The comforting news this morning comes from the end of St. Paul's address to the Corinthians. He explains that we may plant and water, but it is God who gives the growth. This means Caleb can eat all he wants, but he will not grow without God. Pastor can preach all he wants, but God gives the growth. Your God has promised that you will grow up in your salvation because of what Christ has done. For Jesus was born as a little baby too. He did not remain a baby in the manger, but grew up into a man. He lived His entire earthly life focused on spiritual things so that you could grow into eternity. He grew spiritually beyond what the world could handle, so that He would be crucified in your place. A perfectly spiritual man crucified for one who does not focus on spiritual things.
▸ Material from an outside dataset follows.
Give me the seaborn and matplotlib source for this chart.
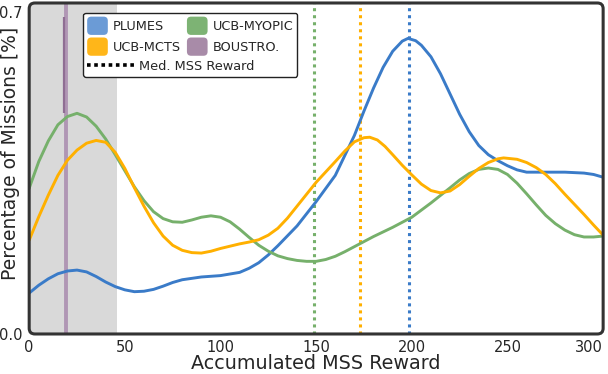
import numpy as np
import pandas as pd
import seaborn as sns
import matplotlib
matplotlib.use("Agg")
import matplotlib.pyplot as plt
from matplotlib.patches import Patch, FancyBboxPatch
from matplotlib.lines import Line2D
from matplotlib.legend_handler import HandlerPatch

# curves (reward, percentage of missions)
plumes_x = [0, 5, 10, 15, 20, 25, 30, 35, 40, 45, 50, 55, 60, 65, 70, 75, 80, 90, 100, 110,
            115, 120, 125, 130, 140, 150, 160, 170, 175, 180, 185, 190, 195, 198, 202, 205,
            210, 215, 220, 225, 230, 235, 240, 245, 250, 255, 260, 270, 280, 290, 295, 300]
plumes_y = [0.089, 0.106, 0.120, 0.131, 0.137, 0.139, 0.135, 0.125, 0.113, 0.103, 0.096,
            0.092, 0.093, 0.097, 0.104, 0.112, 0.118, 0.124, 0.127, 0.134, 0.143, 0.155,
            0.172, 0.192, 0.235, 0.288, 0.345, 0.432, 0.485, 0.535, 0.580, 0.615, 0.637,
            0.643, 0.638, 0.628, 0.603, 0.566, 0.522, 0.478, 0.440, 0.410, 0.390, 0.377,
            0.366, 0.357, 0.352, 0.352, 0.352, 0.350, 0.347, 0.341]

mcts_x = [0, 5, 10, 15, 20, 25, 30, 35, 40, 45, 50, 55, 60, 65, 70, 75, 80, 85, 90, 95, 100,
          110, 115, 120, 125, 130, 135, 140, 150, 160, 165, 170, 175, 178, 182, 186, 190, 195,
          200, 205, 210, 215, 220, 225, 230, 235, 240, 245, 248, 255, 260, 265, 270, 275, 280,
          285, 290, 295, 300]
mcts_y = [0.204, 0.255, 0.302, 0.345, 0.378, 0.400, 0.415, 0.421, 0.417, 0.395, 0.360, 0.318,
          0.278, 0.242, 0.213, 0.193, 0.182, 0.177, 0.176, 0.180, 0.186, 0.196, 0.200, 0.205,
          0.215, 0.230, 0.252, 0.278, 0.330, 0.375, 0.398, 0.418, 0.427, 0.428, 0.422, 0.408,
          0.390, 0.367, 0.346, 0.326, 0.312, 0.307, 0.311, 0.325, 0.343, 0.360, 0.373, 0.381,
          0.383, 0.380, 0.373, 0.362, 0.347, 0.327, 0.304, 0.282, 0.260, 0.237, 0.215]

myopic_x = [0, 5, 10, 15, 20, 25, 30, 35, 40, 45, 50, 55, 60, 65, 70, 75, 80, 85, 90, 95, 100,
            105, 110, 115, 120, 125, 130, 135, 140, 145, 150, 155, 160, 165, 170, 180, 190, 200,
            210, 220, 225, 230, 235, 240, 245, 250, 255, 260, 265, 270, 275, 280, 285, 290,
            295, 300]
myopic_y = [0.317, 0.375, 0.420, 0.455, 0.473, 0.480, 0.472, 0.452, 0.424, 0.390, 0.355,
            0.320, 0.290, 0.266, 0.251, 0.244, 0.243, 0.248, 0.254, 0.257, 0.254, 0.244,
            0.228, 0.210, 0.193, 0.180, 0.170, 0.164, 0.160, 0.158, 0.158, 0.162, 0.169,
            0.179, 0.190, 0.212, 0.232, 0.254, 0.285, 0.318, 0.335, 0.349, 0.358, 0.361,
            0.358, 0.347, 0.328, 0.305, 0.281, 0.258, 0.240, 0.226, 0.216, 0.211, 0.211, 0.213]

# boustrophedon is a spike around 19.5 that runs off the top of the axes
boustro_x = 19.5
boustro_band = (0.48, 0.69)

methods = ["PLUMES", "UCB-MYOPIC", "UCB-MCTS", "BOUSTRO."]
medians = [198.5, 149, 173, 19.5]
colors = ["#3a7bc8", "#76b06b", "#ffb000", "#a98bae"]
legend_colors = ["#6b9bd6", "#7db374", "#ffb619", "#a88ba8"]

shade_end = 46

sns.set_style("white")
plt.rcParams['font.family'] = ['DejaVu Sans']

fig = plt.figure(figsize=(6.08, 3.74), dpi=100)
ax = fig.add_axes([0.048, 0.107, 0.944, 0.885])

ax.axvspan(0, shade_end, color="#d9d9d9", zorder=0, lw=0)

curves = {"PLUMES": (plumes_x, plumes_y),
          "UCB-MYOPIC": (myopic_x, myopic_y),
          "UCB-MCTS": (mcts_x, mcts_y)}
for name, col in zip(methods, colors):
    if name in curves:
        xs, ys = curves[name]
        df = pd.DataFrame({"reward": xs, "pct": ys})
        sns.lineplot(data=df, x="reward", y="pct", color=col, lw=2.1, ax=ax, zorder=3)

ax.axvline(boustro_x, color=colors[3], lw=2.8, alpha=0.85, zorder=2)
ax.vlines(boustro_x - 1.2, boustro_band[0], boustro_band[1], color="#8f6e93", lw=1.6, zorder=2)

for name, col, m in zip(methods[:3], colors[:3], medians[:3]):
    ax.axvline(m, color=col, ls=(0, (1, 1.3)), lw=2.2, zorder=2)

ax.set_xlim(0, 300)
ax.set_ylim(0, 0.72)
ax.set_yticks([0.0, 0.7])
ax.set_yticklabels(["0.0", "0.7"])
ax.set_xticks([0, 50, 100, 150, 200, 250, 300])
ax.tick_params(length=0, labelsize=10.5)
ax.tick_params(axis="y", pad=5)
ax.tick_params(axis="x", pad=4)
ax.get_xticklabels()[-1].set_horizontalalignment("right")
ax.set_xlabel("Accumulated MSS Reward", fontsize=13.8, labelpad=-0.5)
ax.set_ylabel("Percentage of Missions [%]", fontsize=13.5)
ax.yaxis.set_label_coords(-0.016, 0.545)

for s in ax.spines.values():
    s.set_visible(False)
frame = FancyBboxPatch((0, 0), 1, 1, boxstyle="round,pad=0,rounding_size=0.01",
                       mutation_aspect=574 / 331, transform=ax.transAxes, fill=False,
                       ec="#333333", lw=2.2, clip_on=False, zorder=5)
ax.add_patch(frame)


class RoundPatchHandler(HandlerPatch):
    def create_artists(self, legend, orig_handle, xdescent, ydescent, width, height,
                       fontsize, trans):
        p = FancyBboxPatch((-xdescent, -ydescent), width, height,
                           boxstyle="round,pad=0,rounding_size=3",
                           fc=orig_handle.get_facecolor(), ec="none", transform=trans)
        return [p]


# legend: two columns of patches plus a row for the median line
order = [0, 2, 1, 3]
patches = [Patch(color=legend_colors[i], label=methods[i]) for i in order]
med_line = Line2D([], [], color="black", ls=(0, (1, 1)), lw=2.6)

leg2 = ax.legend([med_line], ["Med. MSS Reward"], handlelength=3.6, fontsize=9.3,
                 handletextpad=0.4)
leg = ax.legend(handles=patches, ncol=2, loc="upper left", bbox_to_anchor=(0.083, 0.99),
                fontsize=9.3, handlelength=1.6, handleheight=1.8, handletextpad=0.4,
                columnspacing=0.45, labelspacing=0.2, borderpad=0.3, alignment="left",
                handler_map={Patch: RoundPatchHandler()}, fancybox=True, framealpha=1,
                edgecolor="#222222")
leg._legend_box._children.append(leg2._legend_handle_box)
leg._legend_box.sep = 3
leg.get_frame().set_linewidth(1.0)
leg.set_zorder(6)

fig.savefig("out.png", dpi=100)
Christ brings growth in you where nothing should grow. Christ is the seed that fell to the ground and died so that He could bring growth in you, God's field. You are forgiven for being idle in your spiritual life. Jesus forgives you for not desiring to grow. And now He promises to give you growth. Desire it. Pray that He would give it to you. Learn His Word. But remember this, God gives the growth.
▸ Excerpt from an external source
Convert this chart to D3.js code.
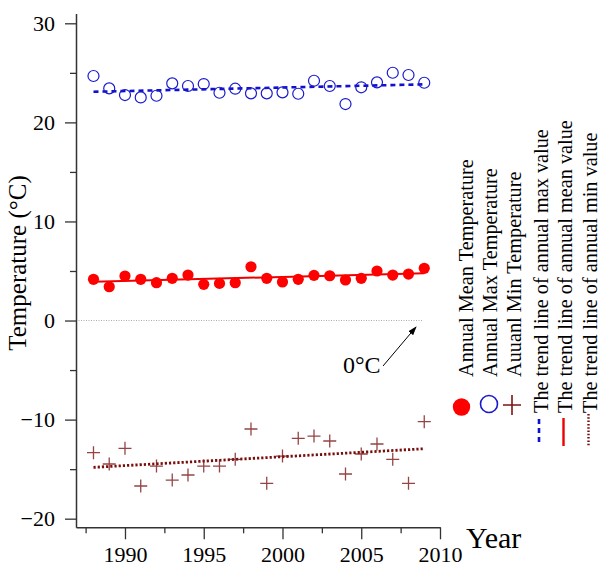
<!DOCTYPE html>
<html><head><meta charset="utf-8">
<script src="https://cdn.jsdelivr.net/npm/d3@7"></script>
<style>
body{margin:0;background:#fff}
svg{display:block}
text{font-family:"Liberation Serif","Times New Roman",Times,serif;fill:#000}
</style>
</head><body>
<svg id="chart" width="602" height="566"></svg>
<script>
const years = [1988,1989,1990,1991,1992,1993,1994,1995,1996,1997,1998,1999,2000,2001,2002,2003,2004,2005,2006,2007,2008,2009];
const meanTemp = [4.16,3.41,4.49,4.16,3.82,4.26,4.59,3.65,3.75,3.82,5.43,4.26,3.89,4.16,4.56,4.52,4.09,4.26,5.00,4.59,4.69,5.27];
const maxTemp = [24.68,23.43,22.76,22.52,22.69,23.94,23.67,23.87,22.99,23.40,22.93,22.93,23.03,22.89,24.20,23.67,21.85,23.54,24.04,25.01,24.78,24.00];
const minTemp = [-13.34,-14.48,-12.90,-16.70,-14.69,-16.10,-15.59,-14.69,-14.69,-14.01,-10.95,-16.43,-13.68,-11.89,-11.66,-12.16,-15.49,-13.47,-12.46,-14.01,-16.43,-10.21];
const trendYears = [1988, 2009];
const trendMax = [23.09, 23.84];
const trendMean = [3.92, 4.76];
const trendMin = [-14.82, -12.94];
const yMajorTicks = [-20,-10,0,10,20,30];
const yMinorTicks = [-15,-5,5,15,25];
const xMajorTicks = [1990,1995,2000,2005,2010];
const xMinorTicks = [1987.5,1992.5,1997.5,2002.5,2007.5];
const seriesLabels = ["Annual Mean Temperature","Annual Max Temperature","Auuanl Min Temperature"];
const trendLabels = ["The trend line of annual max value","The trend line of annual mean value","The trend line of annual min value"];
const zeroLabel = "0°C";

const svg = d3.select("#chart");
const x = d3.scaleLinear().domain([1986.89, 2010]).range([76, 440]);
const y = d3.scaleLinear().domain([-20.87, 31]).range([527.3, 13.4]);

const axisColor = "#333";
const mainColor = {mean:"#ff0000", max:"#1a1acc", min:"#7a1515"};

// zero reference line
svg.append("line")
  .attr("x1", x(1986.89)).attr("x2", x(2008.9))
  .attr("y1", y(0)).attr("y2", y(0))
  .attr("stroke", "#aaa").attr("stroke-width", 1).attr("stroke-dasharray", "1,1.5");

// Y axis
const gy = svg.append("g").attr("transform", `translate(${x(1986.89)},0)`);
gy.call(d3.axisLeft(y).tickValues(yMajorTicks).tickFormat(d3.format("d")).tickSize(11).tickSizeOuter(0).tickPadding(10));
const gy2 = svg.append("g").attr("transform", `translate(${x(1986.89)},0)`);
gy2.call(d3.axisLeft(y).tickValues(yMinorTicks).tickFormat("").tickSize(6).tickSizeOuter(0));
gy2.select(".domain").remove();

// X axis
const gx = svg.append("g").attr("transform", `translate(0,${y(-20.87)})`);
gx.call(d3.axisBottom(x).tickValues(xMajorTicks).tickFormat(d3.format("d")).tickSize(12).tickSizeOuter(0).tickPadding(7));
const gx2 = svg.append("g").attr("transform", `translate(0,${y(-20.87)})`);
gx2.call(d3.axisBottom(x).tickValues(xMinorTicks).tickFormat("").tickSize(6).tickSizeOuter(0));
gx2.select(".domain").remove();

[gy, gy2, gx, gx2].forEach(g => {
  g.selectAll(".domain").attr("stroke", axisColor).attr("stroke-width", 1.5);
  g.selectAll(".tick line").attr("stroke", axisColor).attr("stroke-width", 1.3);
  g.selectAll(".tick text").attr("font-family", '"Liberation Serif","Times New Roman",serif')
    .attr("font-size", 22).attr("fill", "#111");
});

// axis titles
svg.append("text")
  .attr("transform", "translate(26,263) rotate(-90)")
  .attr("text-anchor", "middle")
  .attr("font-size", 25)
  .text("Temperature (°C)");
svg.append("text")
  .attr("x", 466).attr("y", 548)
  .attr("font-size", 30)
  .text("Year");

// trend lines
const tline = d3.line().x((d,i) => x(trendYears[i])).y(d => y(d));
svg.append("path").datum(trendMax).attr("d", tline)
  .attr("fill","none").attr("stroke","#1010d0").attr("stroke-width",2.6).attr("stroke-dasharray","5,4");
svg.append("path").datum(trendMean).attr("d", tline)
  .attr("fill","none").attr("stroke","#ee0000").attr("stroke-width",2);
svg.append("path").datum(trendMin).attr("d", tline)
  .attr("fill","none").attr("stroke","#7a0c0c").attr("stroke-width",2.8).attr("stroke-dasharray","2.2,2");

// max circles
svg.append("g").selectAll("circle").data(maxTemp).join("circle")
  .attr("cx", (d,i) => x(years[i])).attr("cy", d => y(d)).attr("r", 5.5)
  .attr("fill","none").attr("stroke", mainColor.max).attr("stroke-width",1.2);

// mean dots
svg.append("g").selectAll("circle").data(meanTemp).join("circle")
  .attr("cx", (d,i) => x(years[i])).attr("cy", d => y(d)).attr("r", 5.6)
  .attr("fill", mainColor.mean);

// min plus
svg.append("g").selectAll("path").data(minTemp).join("path")
  .attr("transform", (d,i) => `translate(${x(years[i])},${y(d)})`)
  .attr("d", "M-6.5,0H6.5M0,-6.5V6.5")
  .attr("stroke", mainColor.min).attr("stroke-width",1.3).attr("stroke-opacity",0.8).attr("fill","none");

// 0°C annotation
const defs = svg.append("defs");
defs.append("marker").attr("id","arr").attr("viewBox","0 0 10 10").attr("refX",9).attr("refY",5)
  .attr("markerWidth",9).attr("markerHeight",9).attr("orient","auto")
  .append("path").attr("d","M0,1.5L10,5L0,8.5Z").attr("fill","#000");
svg.append("line").attr("x1",383).attr("y1",366).attr("x2",416).attr("y2",327)
  .attr("stroke","#000").attr("stroke-width",1).attr("marker-end","url(#arr)");
svg.append("text").attr("x",343).attr("y",373).attr("font-size",24).text(zeroLabel);

// legend
const serBase = [473, 497, 521];
svg.append("g").selectAll("text").data(seriesLabels).join("text")
  .attr("transform", (d,i) => `translate(${serBase[i]},377) rotate(-90)`)
  .attr("font-size", 20.3).text(d => d);
const trBase = [548, 572, 597];
svg.append("g").selectAll("text").data(trendLabels).join("text")
  .attr("transform", (d,i) => `translate(${trBase[i]},413) rotate(-90)`)
  .attr("font-size", 20.3).text(d => d);

svg.append("circle").attr("cx",461.5).attr("cy",407).attr("r",8.7).attr("fill",mainColor.mean);
svg.append("circle").attr("cx",489).attr("cy",404).attr("r",8.5).attr("fill","none").attr("stroke",mainColor.max).attr("stroke-width",1.6);
svg.append("path").attr("transform","translate(512,405)").attr("d","M-9,0H9M0,-10V10")
  .attr("stroke",mainColor.min).attr("stroke-width",1.6).attr("fill","none");

svg.append("line").attr("x1",539).attr("x2",539).attr("y1",419).attr("y2",446)
  .attr("stroke","#1010d0").attr("stroke-width",2.6).attr("stroke-dasharray","5,4");
svg.append("line").attr("x1",563.5).attr("x2",563.5).attr("y1",418).attr("y2",446)
  .attr("stroke","#ee0000").attr("stroke-width",2.4);
svg.append("line").attr("x1",588.5).attr("x2",588.5).attr("y1",414).attr("y2",446)
  .attr("stroke","#7a0c0c").attr("stroke-width",2.4).attr("stroke-dasharray","1.5,1.8");
</script>
</body></html>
Brothers and sisters in Christ, you have a baptism that you are continually washed in, even when you get covered in milk. You have a heavenly Father who will always forgive you, yet firmly guide you to grow up. You have a Savior who made Himself into food for your salvation, so that you will be strong and healthy in Him. God gives you the food to eat, and God makes you grow. Thanks be to God.
Well, I'm happy to say that little baby Caleb has begun eating solids. He even eats them three times a day. May each of us be so very blessed in our spiritual lives. In Jesus' name, Amen.